Norpoth, her neighbor in hard-hit Brooklyn, could relate. "As somebody who thrives off of working with other people all the time," she says, "a lot of the places where I gather inspiration are just not there right now. So this was a really nice way to connect, even virtually." 

Nourbakhsh's piece for Norpoth, "A Shared Solitary," incorporates field recordings of the city (specifically its noisy nightly celebration of health-care workers) as well as a delay system she created in the programming language Max. At first, Norpoth's notes stretch out and gently overlap, but over three minutes, their sound gradually tightens toward an ecstatic climax. Things change fast, it seems to say. But Nourbakhsh's elastic approach to time and the music's mediation through technology both feel like ways to capture this unsettling moment, if only for a few minutes. 

Elsewhere in New York, composer and sound artist Miya Masaoka hasn't left her high-rise apartment since early March.
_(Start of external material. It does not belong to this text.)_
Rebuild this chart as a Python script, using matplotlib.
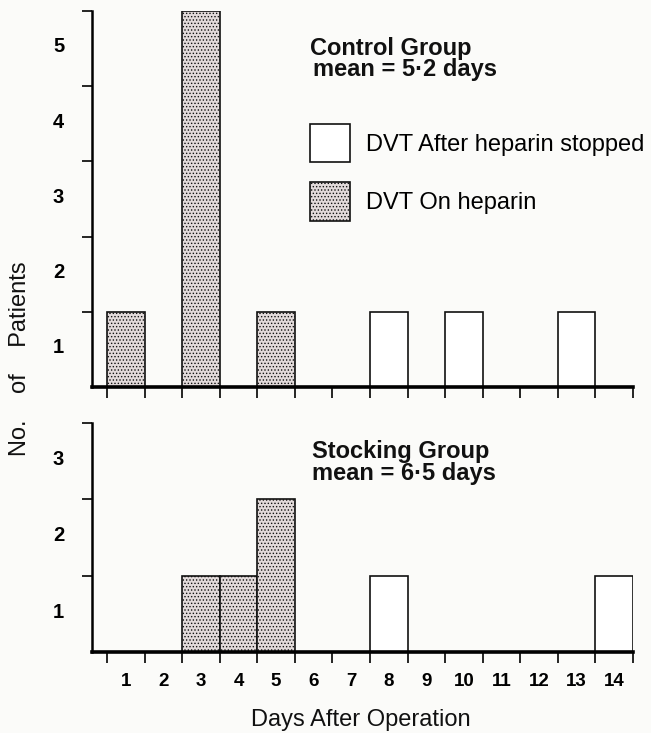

The pandemic forced cancellations of two premieres - an orchestral work and a Noh opera - a residency and a commission. 

For her, the opportunity to quickly collaborate with cellist Kathryn Bates of the Del Sol quartet was a way for a familiar relationship (Masaoka wrote a string quartet for Del Sol in 2010) to explore an uncertain condition. 
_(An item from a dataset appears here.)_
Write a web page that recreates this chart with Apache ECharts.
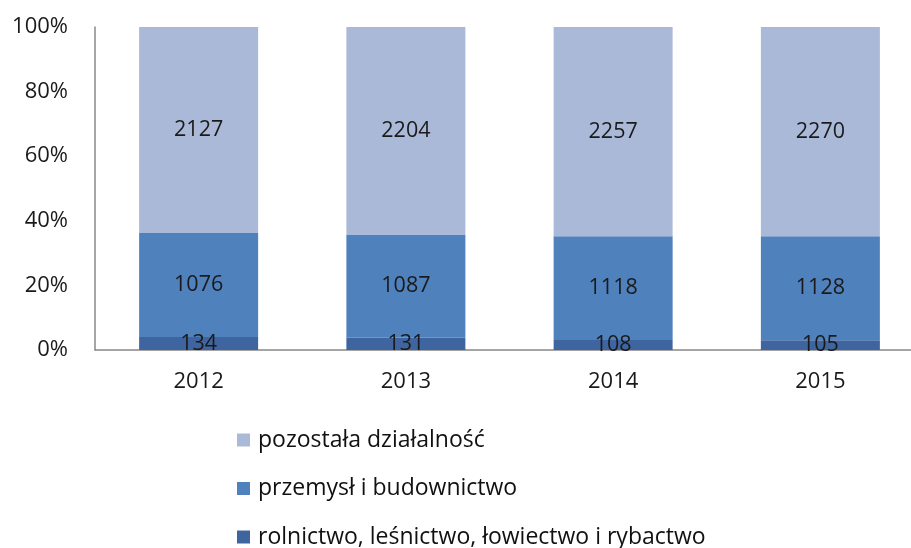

"I think the situation of these quarantines, these lockdowns, is that at times it's really dark, and then at times it can also be a really creative space," she says over Zoom. "It can flip-flop in a day and it can flip-flop in two minutes." 

Her piece for Bates, "Intuit (A Way to Stay in This World)" reflects this shifting sense of the present, capturing everything from the dizzying influx of daily data to the intense compression of our attention spans.

"You're in this moment and you're just trying to keep your feet on the ground," Bates says of Masaoka's piece. "There are these ebbs and flows in the way the music moves. For me, it's what it's like to be in this present. Every minute is different, every hour is different. It feels like it's never going to change and yet it's constantly changing."

For both artists, Plylar's initiative offered a way to be heard beyond the walls of their apartments, but also a heartening signal that they're not alone in trying to keep the music going. 

"I think as individual artists, we're maybe already able to pivot very quickly," Bates says. "But to see the great stuff that's happening as the organizations are able to do things they've never done before, I think that's really fantastic." 

And the feeling is mutual for Plylar, who, after just a few weeks, has already started receiving finished scores. He expects the forthcoming recorded performances to be enhanced by their tight timelines and technological constraints - features that lend the project a documentary subtext and "show what the situation is in a real way." 

"I'm amazed to see how adaptable these musicians are to the circumstances in which they find themselves," he says. "We're kind of embracing this element of making do with what you have."